--- Start of AVAILABLE DATA ---

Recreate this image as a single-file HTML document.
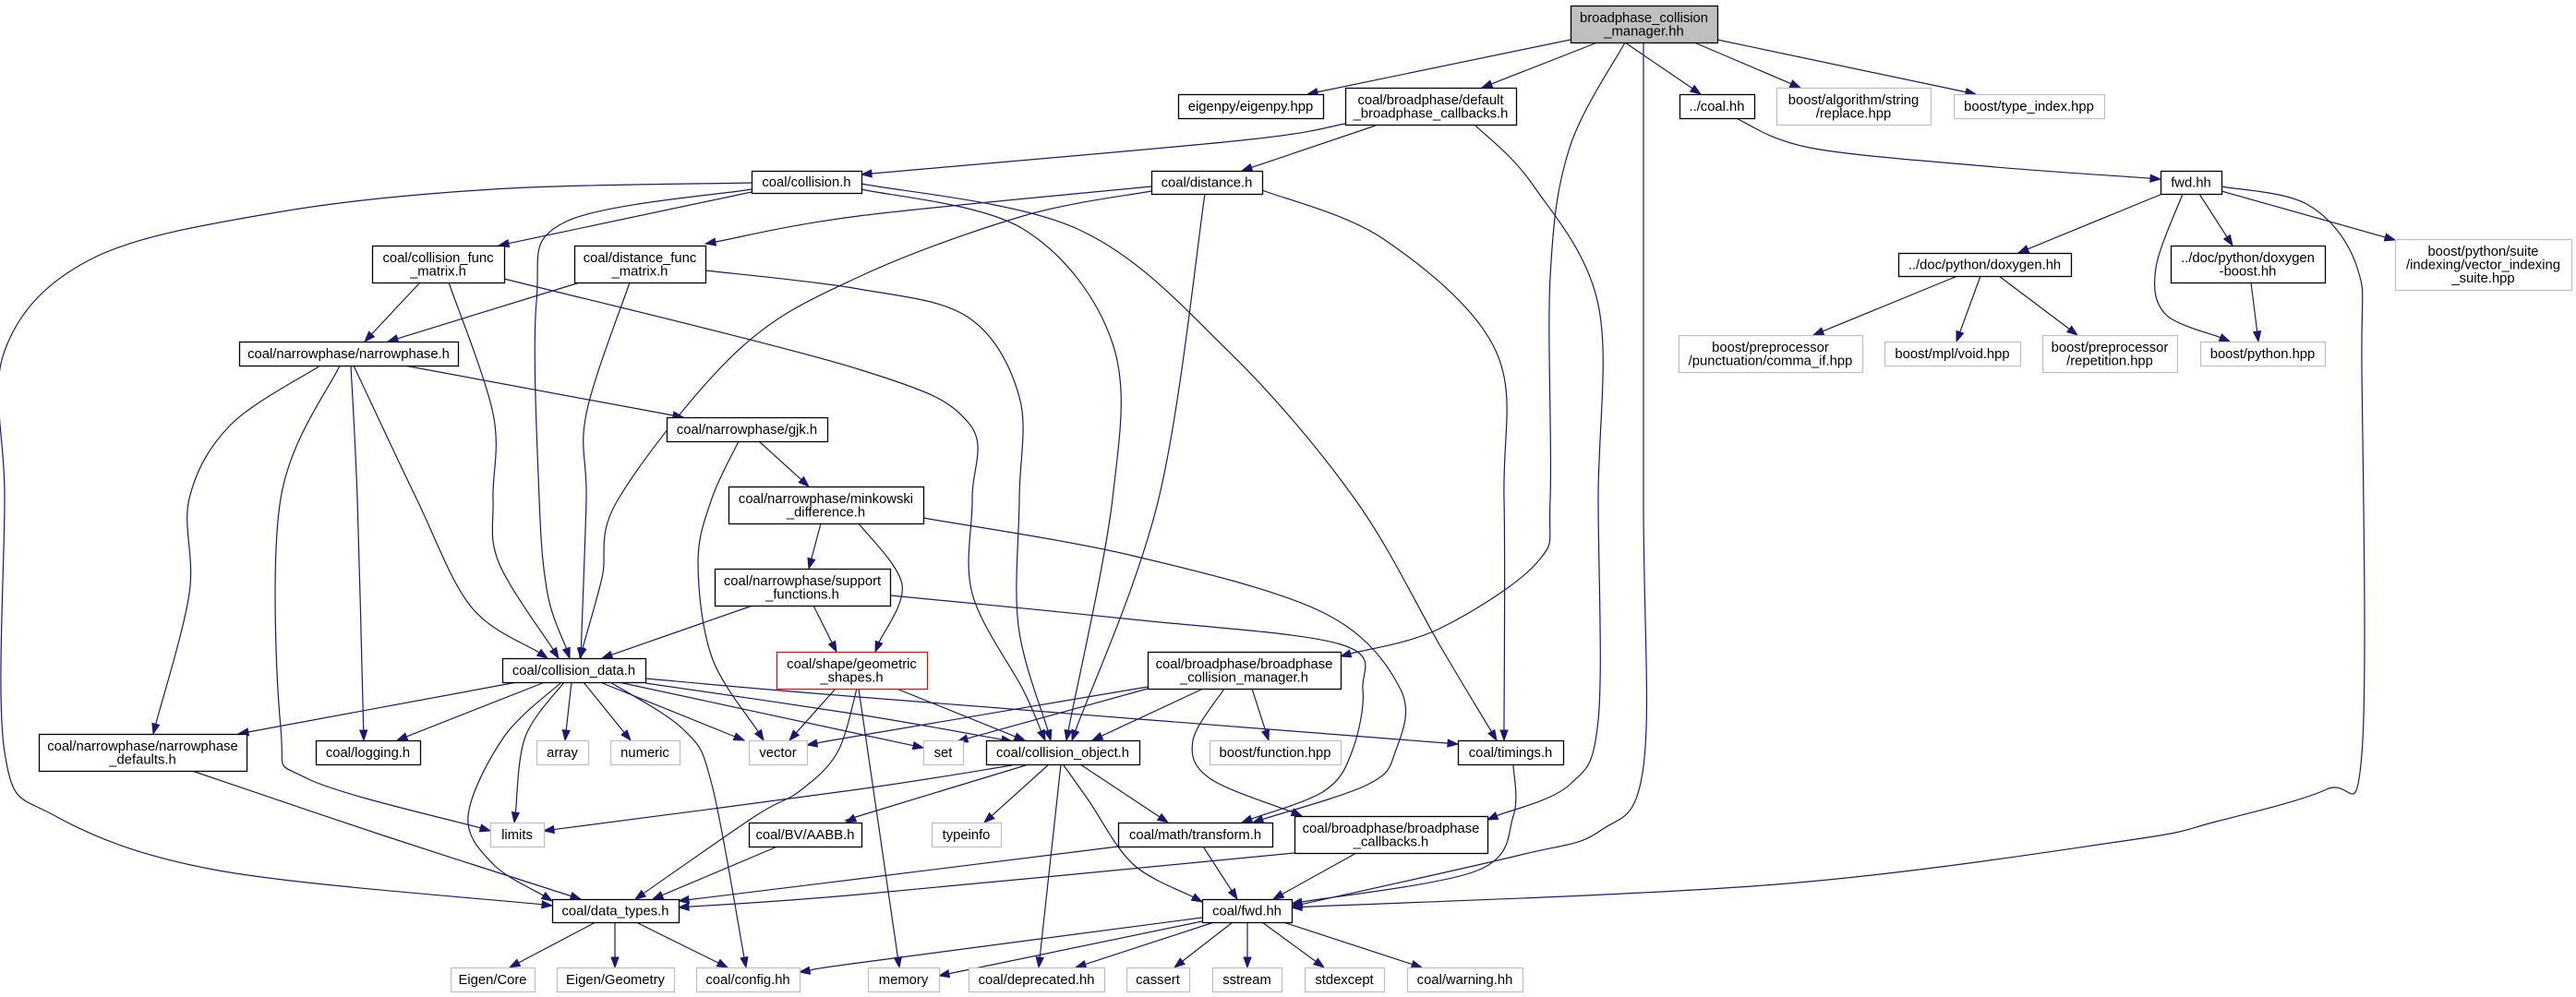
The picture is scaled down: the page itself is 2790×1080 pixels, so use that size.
<!DOCTYPE html>
<html><head><meta charset="utf-8"><style>
html,body{margin:0;padding:0;background:#fff;}
svg{display:block}
text{font-family:"Liberation Sans",Arial,sans-serif;font-size:14.8px;fill:#000}
</style></head><body>
<svg id="s" width="2790" height="1080" xmlns="http://www.w3.org/2000/svg">
<rect width="2790" height="1080" fill="#fff"/>
<g id="e" fill="none" stroke="#191970" stroke-width="1.2"></g>
<g id="a" fill="#191970" stroke="#191970" stroke-width="1"></g>
<g id="n"></g>
</svg>
<script>
var N={
T:[1701,6,1860,46,["broadphase_collision","_manager.hh"],"top"],
EIG:[1276,102,1433,128,["eigenpy/eigenpy.hpp"],"b"],
DBC:[1457,95,1642,135,["coal/broadphase/default","_broadphase_callbacks.h"],"b"],
COALHH:[1819,102,1900,128,["../coal.hh"],"b"],
REPL:[1924,95,2091,135,["boost/algorithm/string","/replace.hpp"],"g"],
TYPEIDX:[2116,102,2279,128,["boost/type_index.hpp"],"g"],
COL:[814,185,933,209,["coal/collision.h"],"b"],
DIST:[1247,185,1367,210,["coal/distance.h"],"b"],
FWD:[2340,185,2406,210,["fwd.hh"],"b"],
CFM:[403,266,546,306,["coal/collision_func","_matrix.h"],"b"],
DFM:[622,266,764,306,["coal/distance_func","_matrix.h"],"b"],
DOX:[2056,274,2243,299,["../doc/python/doxygen.hh"],"b"],
DOXB:[2351,266,2518,306,["../doc/python/doxygen","-boost.hh"],"b"],
VIS:[2594,259,2785,314,["boost/python/suite","/indexing/vector_indexing","_suite.hpp"],"g"],
NP:[259,370,496,396,["coal/narrowphase/narrowphase.h"],"b"],
COMMA:[1818,363,2017,403,["boost/preprocessor","/punctuation/comma_if.hpp"],"g"],
VOID:[2041,370,2188,396,["boost/mpl/void.hpp"],"g"],
REP:[2212,363,2358,403,["boost/preprocessor","/repetition.hpp"],"g"],
BPY:[2383,370,2518,396,["boost/python.hpp"],"g"],
GJK:[722,452,896,478,["coal/narrowphase/gjk.h"],"b"],
MINK:[789,527,1000,567,["coal/narrowphase/minkowski","_difference.h"],"b"],
SUP:[774,616,964,656,["coal/narrowphase/support","_functions.h"],"b"],
GEO:[841,706,1004,746,["coal/shape/geometric","_shapes.h"],"r"],
CD:[544,713,699,739,["coal/collision_data.h"],"b"],
BCM:[1243,706,1452,746,["coal/broadphase/broadphase","_collision_manager.h"],"b"],
NPD:[42,795,267,835,["coal/narrowphase/narrowphase","_defaults.h"],"b"],
LOG:[342,802,455,828,["coal/logging.h"],"b"],
ARR:[581,802,637,828,["array"],"g"],
NUM:[661,802,736,828,["numeric"],"g"],
VEC:[811,802,874,828,["vector"],"g"],
SET:[1000,802,1043,828,["set"],"g"],
CO:[1068,802,1234,828,["coal/collision_object.h"],"b"],
BFUN:[1310,802,1452,828,["boost/function.hpp"],"g"],
TIM:[1579,802,1693,828,["coal/timings.h"],"b"],
LIM:[531,891,589,917,["limits"],"g"],
AABB:[811,891,933,917,["coal/BV/AABB.h"],"b"],
TYPEINFO:[1009,891,1084,917,["typeinfo"],"g"],
TR:[1211,891,1378,917,["coal/math/transform.h"],"b"],
BC:[1402,884,1611,924,["coal/broadphase/broadphase","_callbacks.h"],"b"],
DT:[598,974,735,999,["coal/data_types.h"],"b"],
CFWD:[1302,974,1399,999,["coal/fwd.hh"],"b"],
ECORE:[488,1048,579,1074,["Eigen/Core"],"g"],
EGEO:[603,1048,730,1074,["Eigen/Geometry"],"g"],
CONF:[754,1048,866,1074,["coal/config.hh"],"g"],
MEM:[940,1048,1017,1074,["memory"],"g"],
DEP:[1049,1048,1196,1074,["coal/deprecated.hh"],"g"],
CASS:[1220,1048,1288,1074,["cassert"],"g"],
SST:[1313,1048,1388,1074,["sstream"],"g"],
STDX:[1413,1048,1499,1074,["stdexcept"],"g"],
WARN:[1524,1048,1649,1074,["coal/warning.hh"],"g"]
};
var E=[
[[1701,43],[1416,102]],
[[1730,46],[1605,95]],
[[1760,46],[1842,102]],
[[1835,46],[1950,95]],
[[1860,43],[2140,102]],
[[1760,46],[1700,160],[1679,300],[1679,540],[1665,609],[1559,681],[1452,711]],
[[1780,46],[1780,540],[1780,830],[1733,900],[1643,927],[1399,982]],
[[1457,134],[1345,152],[933,189]],
[[1490,136],[1345,185]],
[[1597,135],[1660,200],[1731,330],[1731,540],[1731,780],[1700,850],[1611,888]],
[[1880,128],[1960,160],[2150,180],[2340,194]],
[[2342,210],[2186,274]],
[[2364,210],[2335,290],[2345,340],[2415,370]],
[[2382,210],[2418,266]],
[[2406,207],[2594,260]],
[[2406,202],[2500,222],[2553,290],[2558,400],[2558,817],[2520,855],[2400,890],[2300,911],[1924,958],[1399,983]],
[[2120,299],[1964,363]],
[[2145,299],[2119,370]],
[[2165,299],[2250,363]],
[[2438,306],[2446,370]],
[[814,198],[534,205],[300,230],[100,280],[5,380],[5,540],[5,815],[60,884],[237,943],[598,981]],
[[814,208],[540,266]],
[[814,205],[611,241],[581,327],[584,540],[593,643],[617,713]],
[[933,205],[1108,248],[1205,372],[1205,540],[1155,802]],
[[933,199],[1167,248],[1330,380],[1467,540],[1560,700],[1621,802]],
[[1247,202],[930,234],[764,264]],
[[1247,207],[1108,234],[930,300],[800,379],[670,540],[652,626],[628,713]],
[[1305,210],[1255,540],[1161,802]],
[[1367,206],[1500,260],[1620,380],[1629,540],[1629,802]],
[[455,306],[395,370]],
[[486,306],[534,448],[534,540],[540,609],[605,713]],
[[546,302],[930,400],[1049,458],[1053,540],[1053,643],[1108,747],[1132,802]],
[[628,306],[420,370]],
[[682,306],[635,448],[635,540],[629,713]],
[[764,293],[930,313],[1049,344],[1104,430],[1104,540],[1103,678],[1138,802]],
[[347,396],[250,460],[205,540],[205,643],[166,795]],
[[368,396],[304,540],[304,788],[332,843],[531,900]],
[[380,396],[387,540],[394,802]],
[[383,396],[451,540],[510,657],[593,713]],
[[438,396],[740,452]],
[[822,478],[876,527]],
[[800,478],[771,540],[756,609],[771,712],[827,802]],
[[889,567],[876,616]],
[[930,567],[977,633],[948,706]],
[[1000,561],[1227,602],[1434,664],[1517,747],[1511,815],[1481,850],[1357,891]],
[[815,656],[652,713]],
[[881,656],[906,706]],
[[964,645],[1227,671],[1452,698],[1476,747],[1464,815],[1434,857],[1345,891]],
[[905,746],[855,802]],
[[971,746],[1110,802]],
[[928,746],[907,815],[866,857],[818,884],[688,974]],
[[930,746],[974,1048]],
[[560,739],[258,795]],
[[590,739],[430,802]],
[[611,739],[569,798],[557,891]],
[[619,739],[612,802]],
[[632,739],[683,802]],
[[650,739],[806,802]],
[[670,739],[930,795],[1000,810]],
[[699,740],[930,774],[1096,803]],
[[699,735],[930,755],[1579,806]],
[[1243,744],[930,797],[874,807]],
[[608,739],[546,798],[507,884],[534,936],[598,976]],
[[661,739],[741,791],[771,850],[808,1048]],
[[1243,746],[1037,803]],
[[1303,746],[1183,802]],
[[1356,746],[1374,802]],
[[1326,746],[1292,802],[1310,843],[1410,884]],
[[1096,829],[930,855],[589,900]],
[[1111,829],[930,884],[916,891]],
[[1136,828],[1066,891]],
[[1170,828],[1265,891]],
[[1149,828],[1125,1048]],
[[1152,829],[1179,867],[1227,936],[1302,977]],
[[842,917],[707,974]],
[[1211,917],[930,952],[735,976]],
[[1303,917],[1340,974]],
[[1402,924],[930,969],[735,983]],
[[1469,924],[1379,974]],
[[1639,829],[1639,884],[1600,943],[1399,979]],
[[645,999],[552,1048]],
[[666,999],[666,1048]],
[[689,999],[788,1048]],
[[1302,994],[930,1043],[866,1053]],
[[1302,998],[1017,1057]],
[[1315,999],[1165,1048]],
[[1335,999],[1272,1048]],
[[1351,999],[1351,1048]],
[[1367,999],[1434,1048]],
[[1390,999],[1540,1048]],
[[208,835],[415,905],[629,974]]
];
var NS="http://www.w3.org/2000/svg";
function el(t,a,p){var x=document.createElementNS(NS,t);for(var k in a)x.setAttribute(k,a[k]);p.appendChild(x);return x;}
var ge=document.getElementById("e"),ga=document.getElementById("a"),gn=document.getElementById("n");
E.forEach(function(p){
 p=p.map(function(q){return q.slice();});
 var n=p.length,tip=p[n-1],pr=p[n-2];
 var dx=tip[0]-pr[0],dy=tip[1]-pr[1],L=Math.sqrt(dx*dx+dy*dy);dx/=L;dy/=L;
 var AL=11,AW=4;
 var b=[tip[0]-dx*AL,tip[1]-dy*AL];
 el("polygon",{points:tip[0]+","+tip[1]+" "+(b[0]-dy*AW)+","+(b[1]+dx*AW)+" "+(b[0]+dy*AW)+","+(b[1]-dx*AW)},ga);
 p[n-1]=b;
 var d="M"+p[0][0]+","+p[0][1];
 if(p.length==2){d+=" L"+p[1][0]+","+p[1][1];}
 else{
  for(var i=0;i<p.length-1;i++){
   var p0=p[Math.max(0,i-1)],p1=p[i],p2=p[i+1],p3=p[Math.min(p.length-1,i+2)];
   var c1=[p1[0]+(p2[0]-p0[0])/6,p1[1]+(p2[1]-p0[1])/6];
   var c2=[p2[0]-(p3[0]-p1[0])/6,p2[1]-(p3[1]-p1[1])/6];
   d+=" C"+c1[0]+","+c1[1]+" "+c2[0]+","+c2[1]+" "+p2[0]+","+p2[1];
  }
 }
 el("path",{d:d},ge);
});
for(var k in N){
 var v=N[k],x=v[0],y=v[1],w=v[2]-v[0],h=v[3]-v[1],st=v[5];
 var stroke=st=="g"?"#bfbfbf":(st=="r"?"#ff0000":"#000");
 var fill=st=="top"?"#bfbfbf":"#fff";
 el("rect",{x:x+0.5,y:y+0.5,width:w,height:h,fill:fill,stroke:stroke,"stroke-width":st=="b"||st=="top"?1.3:1.2},gn);
 var lines=v[4],lh=14.5,cy=y+h/2,start=cy-(lines.length-1)*lh/2;
 lines.forEach(function(s,i){
  var t=el("text",{x:x+w/2,y:start+i*lh+5,"text-anchor":"middle"},gn);t.textContent=s;
 });
}
</script>
</body></html>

--- End of AVAILABLE DATA ---

- BRIEF:
Examine the listing and say how many of its lines contain the string "size". Give the number alone.

- FULL SOLUTION:
2